Charity:: the essence of motherhood


This statuette stood out to me when we visited the Art Museum for Dan’s birthday. It was entitled, simply, “Charity”. It struck me especially because the example of Charity in this case was a mother with two small children, and I immediately felt empathy with the statue. Then I thought again about the whole idea of allure and how it actually relates to the character of Charity, in that both require true self sacrifice.


In other words, in order to be a queen, I must simply embrace what God has given me to do, with the Spirit of Christ ruling my actions.

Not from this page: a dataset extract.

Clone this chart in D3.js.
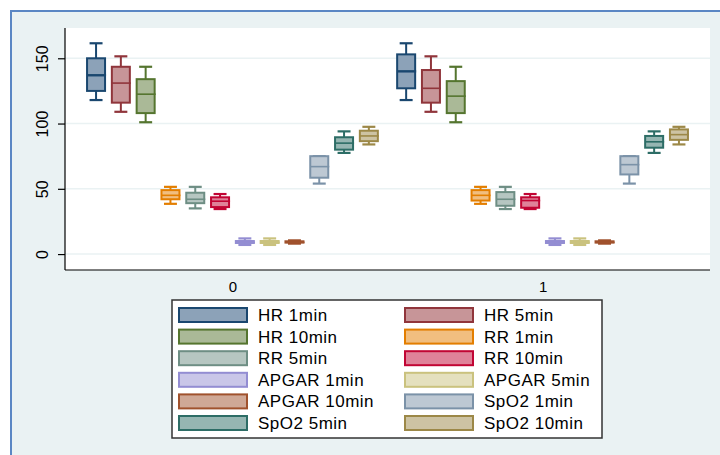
<!DOCTYPE html>
<html>
<head>
<meta charset="utf-8">
<script src="https://cdn.jsdelivr.net/npm/d3@7"></script>
<style>
  html, body { margin: 0; padding: 0; background: #ffffff; }
  svg { display: block; font-family: "Liberation Sans", Arial, sans-serif; }
</style>
</head>
<body>
<div class="container"></div>
<script>
// categories on the x axis
var groups = ["0", "1"];

// one box per measurement, in legend order
var seriesNames = ["HR 1min", "HR 5min", "HR 10min", "RR 1min", "RR 5min", "RR 10min",
  "APGAR 1min", "APGAR 5min", "APGAR 10min", "SpO2 1min", "SpO2 5min", "SpO2 10min"];

// [lower whisker, q1, median, q3, upper whisker] per series
var statsGroup0 = [
  [118, 125, 137, 150, 161.5],
  [109, 116, 131, 143.5, 151.5],
  [101, 108, 122.5, 134, 143.5],
  [38.5, 42, 45, 49, 51.5],
  [35, 39, 42, 47, 51.5],
  [34.5, 36, 40.5, 43.5, 46],
  [7, 8.5, 9, 10, 12],
  [7, 8.5, 9, 10, 12],
  [8, 8.8, 9, 9.8, 10.5],
  [54, 58.5, 67, 75, 75],
  [77.5, 80, 85, 89.5, 94],
  [84, 86.5, 90.5, 94.5, 97.5]
];
var statsGroup1 = [
  [118, 127, 140, 153, 161.5],
  [109, 116, 127, 141, 151.5],
  [101, 108, 121, 132.5, 143.5],
  [38.5, 41, 45, 49, 51.5],
  [34.5, 37, 42, 47.5, 51.5],
  [34.5, 35.5, 41, 43.5, 46],
  [7, 8.5, 9, 10, 12],
  [7, 8.5, 9, 10, 12],
  [8, 8.8, 9, 9.8, 10.5],
  [54, 61, 68.5, 75, 75],
  [77.5, 81.5, 86, 90.5, 94],
  [84, 87.5, 91.5, 95.5, 97.5]
];

var yTicks = [0, 50, 100, 150];

// stata s2color palette
var strokeColors = ["#1a476f", "#90353b", "#55752f", "#e37e00", "#6e8e84", "#c10534",
  "#938dd2", "#cac27e", "#a0522d", "#7b92a8", "#2d6d66", "#9c8847"];
var fillColors = ["#8ca2b8", "#c79598", "#aab997", "#f1be7f", "#b6c6c1", "#df8299",
  "#c9c6e8", "#e4e0be", "#cfa896", "#bdc8d3", "#96b6b2", "#cdc3a3"];

const WIDTH = 720;
const HEIGHT = 455;
const PLOT = { left: 65, right: 710, top: 28, bottom: 270 };

var display = function () {

  var svg = d3.select('.container').append('svg')
    .attr('width', WIDTH)
    .attr('height', HEIGHT);

  // outer frame
  svg.append('rect')
    .attr('x', 11).attr('y', 11)
    .attr('width', WIDTH).attr('height', HEIGHT)
    .attr('fill', '#eaf2f3')
    .attr('stroke', '#5b87c4')
    .attr('stroke-width', 2);

  svg.append('rect')
    .attr('x', PLOT.left).attr('y', PLOT.top)
    .attr('width', PLOT.right - PLOT.left)
    .attr('height', PLOT.bottom - PLOT.top)
    .attr('fill', '#ffffff');

  var yScale = d3.scaleLinear()
    .domain([-12.2, 173.2])
    .range([PLOT.bottom, PLOT.top]);

  var xScale = d3.scalePoint()
    .domain(groups)
    .range([PLOT.left, PLOT.right])
    .padding(0.54);

  var innerWidth = 297.6;
  var inner = d3.scaleBand()
    .domain(seriesNames)
    .range([-innerWidth / 2, innerWidth / 2])
    .paddingInner(0.274)
    .paddingOuter(0.137);

  // grid
  svg.append('g').selectAll('line')
    .data(yTicks)
    .enter().append('line')
    .attr('x1', PLOT.left).attr('x2', PLOT.right)
    .attr('y1', function (d) { return yScale(d); })
    .attr('y2', function (d) { return yScale(d); })
    .attr('stroke', '#eaf2f3')
    .attr('stroke-width', 1.5);

  var yAxis = d3.axisLeft(yScale).tickValues(yTicks).tickSize(7).tickPadding(0);
  var yg = svg.append('g')
    .attr('transform', 'translate(' + PLOT.left + ',0)')
    .call(yAxis);
  yg.select('.domain').attr('stroke', '#000').attr('stroke-width', 1.2)
    .attr('d', 'M0,' + PLOT.top + 'V' + PLOT.bottom);
  yg.selectAll('.tick line').attr('stroke', '#000').attr('stroke-width', 1.2);
  yg.selectAll('.tick text')
    .attr('x', null).attr('dy', null)
    .attr('transform', 'translate(-17,0) rotate(-90)')
    .attr('text-anchor', 'middle')
    .attr('font-size', 16)
    .attr('fill', '#000');

  var xAxis = d3.axisBottom(xScale).tickSize(0).tickPadding(0);
  var xg = svg.append('g')
    .attr('transform', 'translate(0,' + PLOT.bottom + ')')
    .call(xAxis);
  xg.select('.domain').attr('stroke', '#000').attr('stroke-width', 1.2)
    .attr('d', 'M' + PLOT.left + ',0H' + PLOT.right);
  xg.selectAll('.tick text')
    .attr('y', 22).attr('dy', null)
    .attr('font-size', 15)
    .attr('fill', '#000');

  // boxes
  var boxData = [];
  groups.forEach(function (g, gi) {
    var stats = gi === 0 ? statsGroup0 : statsGroup1;
    seriesNames.forEach(function (s, si) {
      boxData.push({ group: g, name: s, i: si, v: stats[si] });
    });
  });

  var bw = inner.bandwidth();
  var capW = bw * 0.72;

  var boxes = svg.append('g').selectAll('g.box')
    .data(boxData)
    .enter().append('g')
    .attr('class', 'box')
    .attr('transform', function (d) {
      return 'translate(' + (xScale(d.group) + inner(d.name) + bw / 2) + ',0)';
    });

  boxes.append('line')
    .attr('x1', 0).attr('x2', 0)
    .attr('y1', function (d) { return yScale(d.v[0]); })
    .attr('y2', function (d) { return yScale(d.v[4]); })
    .attr('stroke', function (d) { return strokeColors[d.i]; })
    .attr('stroke-width', 2);

  boxes.selectAll('line.cap')
    .data(function (d) { return [{ i: d.i, v: d.v[0] }, { i: d.i, v: d.v[4] }]; })
    .enter().append('line')
    .attr('class', 'cap')
    .attr('x1', -capW / 2).attr('x2', capW / 2)
    .attr('y1', function (d) { return yScale(d.v); })
    .attr('y2', function (d) { return yScale(d.v); })
    .attr('stroke', function (d) { return strokeColors[d.i]; })
    .attr('stroke-width', 2.2);

  boxes.append('rect')
    .attr('x', -bw / 2)
    .attr('width', bw)
    .attr('y', function (d) { return yScale(d.v[3]); })
    .attr('height', function (d) { return Math.max(yScale(d.v[1]) - yScale(d.v[3]), 0.5); })
    .attr('fill', function (d) { return fillColors[d.i]; })
    .attr('stroke', function (d) { return strokeColors[d.i]; })
    .attr('stroke-width', 2);

  boxes.append('line')
    .attr('x1', -bw / 2).attr('x2', bw / 2 + 1)
    .attr('y1', function (d) { return yScale(d.v[2]); })
    .attr('y2', function (d) { return yScale(d.v[2]); })
    .attr('stroke', function (d) { return strokeColors[d.i]; })
    .attr('stroke-width', function (d) { return d.i === 0 ? 2.4 : 1.6; });

  // legend
  var legend = svg.append('g');
  legend.append('rect')
    .attr('x', 172).attr('y', 300)
    .attr('width', 430).attr('height', 138)
    .attr('fill', '#ffffff')
    .attr('stroke', '#333333')
    .attr('stroke-width', 1.5);

  var items = legend.selectAll('g.item')
    .data(seriesNames)
    .enter().append('g')
    .attr('class', 'item')
    .attr('transform', function (d, i) {
      var col = i % 2, row = Math.floor(i / 2);
      return 'translate(' + (178 + col * 226) + ',' + (315 + row * 21.6) + ')';
    });

  items.append('rect')
    .attr('x', 1).attr('y', -7)
    .attr('width', 68).attr('height', 14)
    .attr('fill', function (d, i) { return fillColors[i]; })
    .attr('stroke', function (d, i) { return strokeColors[i]; })
    .attr('stroke-width', 2);

  items.append('text')
    .attr('x', 80).attr('y', 6)
    .attr('font-size', 17)
    .attr('letter-spacing', 0.5)
    .attr('fill', '#000')
    .text(function (d) { return d; });
};

window.onload = display;
</script>
</body>
</html>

In WHAT’S WRONG WITH THE WORLD, G.K. Chesterton paints a vivid picture of the importance of the mother’s role:

“Our old analogy of the fire remains the most workable one.
The fire need not blaze like electricity nor boil like boiling water;
its point is that it blazes more than water and warms more than light.
The wife is like the fire, or to put things in their proper proportion,
the fire is like the wife. Like the fire, the woman is expected
to cook: not to excel in cooking, but to cook; to cook better
than her husband who is earning the coke by lecturing on botany
or breaking stones. Like the fire, the woman is expected to tell
tales to the children, not original and artistic tales, but tales–
better tales than would probably be told by a first-class cook.
Like the fire, the woman is expected to illuminate and ventilate,
not by the most startling revelations or the wildest winds of thought,
but better than a man can do it after breaking stones or lecturing.
But she cannot be expected to endure anything like this universal
duty if she is also to endure the direct cruelty of competitive or
bureaucratic toil. Woman must be a cook, but not a competitive cook;
a school mistress, but not a competitive schoolmistress;
a house-decorator but not a competitive house-decorator; a dressmaker,
but not a competitive dressmaker. She should have not one trade but
twenty hobbies; she, unlike the man, may develop all her second bests.
This is what has been really aimed at from the first in what
is called the seclusion, or even the oppression, of women.
Women were not kept at home in order to keep them narrow;
on the contrary, they were kept at home in order to keep them broad.
The world outside the home was one mass of narrowness,
a maze of cramped paths, a madhouse of monomaniacs.
It was only by partly limiting and protecting the woman that she
was enabled to play at five or six professions and so come almost
as near to God as the child when he plays at a hundred trades.
But the woman’s professions, unlike the child’s, were all truly
and almost terribly fruitful;…

…it is not difficult to see… why the female became the emblem
of the universal and the male of the special and superior.
Two gigantic facts of nature fixed it thus: first, that the woman
who frequently fulfilled her functions literally could not be
specially prominent in experiment and adventure; and second,
that the same natural operation surrounded her with very young children,
who require to be taught not so much anything as everything.
Babies need not to be taught a trade, but to be introduced to a world.
To put the matter shortly, woman is generally shut up in a house
with a human being at the time when he asks all the questions
that there are, and some that there aren’t. It would be odd
if she retained any of the narrowness of a specialist.


Charity, as defined by Webster:

1. Love; universal benevolence; good will. 2: 4. Whatever is bestowed gratuitously on the needy or suffering for their relief; … any act of kindness.

With that, Happy Mother’s day! May you take joy in the sphere with which God has blessed you.